Reflito sobre o tema que segue inspirado na preparação para o Ironman Brasil, em maio – a minha oitava prova nessa distância. Mas o papo cabe a todos que treinam, independentemente de suas metas, eu acho.
O tema é disciplina.
Essa virtude está tão “fora de moda” atualmente que um disciplinado chama muita atenção e é quase motivo de bullying. Pessoas disciplinadas são cada vez mais raras de se encontrar. Se o mundo aí fora vai se acostumando a essa escassez, tomando-a como “normal”, fazendo vistas grossas… no treinamento, amigo, a falta de disciplina salta aos olhos, é impossível disfarçar e vem à tona justamente pelo conjunto de problemas que gera.
O maior deles é o gasto inútil de energia. O indisciplinado se enrola em desculpas, procrastina as tarefas, se lamenta, faz promessas… isso tudo gasta tempo e desperdiça uma energia mental que podia ser usada no treino.
Sempre haverá dias em que não se tem vontade de treinar. Treino é repetição. No triathlon, ainda temos a chance de variar a modalidade, mas não dá para fugir do repeat: swim, bike, run. Repeat: swim, bike, run. Repeat… E é nestes dias que a vontade de ser um triatleta, de completar ou vencer uma prova, de alcançar metas e realizar um sonho precisa se transformar em ação rotineira, miúda, sem expectadores ou linha de chegada sob assovios ou gritos de incentivo.

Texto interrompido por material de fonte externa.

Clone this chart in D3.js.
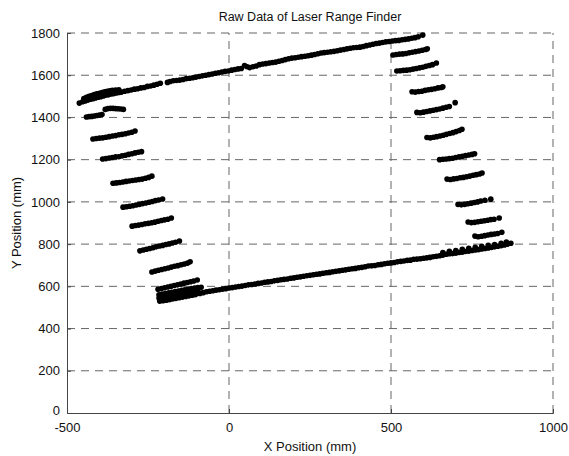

Todos temos múltiplas tarefas, é verdade: o dia não cabe nas 24h. Porém, a “correria” tem servido de desculpa para tudo e assim será para sempre até que tomemos uma atitude firme. Aí vem a famosa frase: quando queremos realmente algo, tempo (ou vontade) se arranja. Em outras palavras, em tempos de correria, só nos resta eleger prioridades.
Como age um disciplinado? Tem um meta, define com nitidez (e bem orientado) o que precisa ser feito para alcançá-la, encontra espaço para aquilo na sua vida e não negocia. Ou seja, direciona sua energia para o que tem de ser feito e ponto final, objetivamente.
A minha dica para o “repeat” do treino nosso de cada dia é: não pense, vá. Coloque-se lá onde você tem de estar e, uma vez lá, deixe que seu corpo aja (e não a sua mente cansada ou o sentimento que gerou a falta de vontade). Não pense em todo o treino, no que vem pela frente. Pense apenas em começá-lo.
Faça o que for possível, com o que tem, a partir do que está firmado. O mimimi vai sumir. Se ainda assim a vontade não aparecer, foque no próximo tiro, na próxima braçada, no próximo passo e assim por diante e “livre-se” do treino do dia de uma vez, sem desperdiçar energia. Assim, aos poucos, o “músculo” da disciplina vai ficando cada vez mais tonificado.
Uma analogia que me vem à cabeça é com relação ao trabalho. Escolhemos a profissão/atividade x e não y por uma série de características, afinidades e habilidades. O esporte a ser treinado, idem: você escolhe qual, como e quando – e precisa ter bem claros os motivos, que são alicerces da sua motivação diária.
No caso de uma pessoa disciplinada, as condições externas não têm mais peso do que o próprio escrutínio dela, a (auto)vigia particular. O disciplinado é seu próprio chefe. Ele dá as ordens e – o mais importante – as cumpre. Portanto, seja chefe e subordinado de si mesmo. Mande e obedeça a si mesmo. Seja sargento e soldado (e coloque seu soldado nos eixos, em caso de “rebeldia”).
Para os “dias ruins”, afinal todos os temos, deixe à mão um plano de ação, um kit de primeiros socorros, com frases ou exemplos inspiradores, para quando a preguiça vier para cima. E tenha uma cena poderosa e motivadora para focar a sua mente, uma cena em que você se enxerga onde quer estar e como quer estar.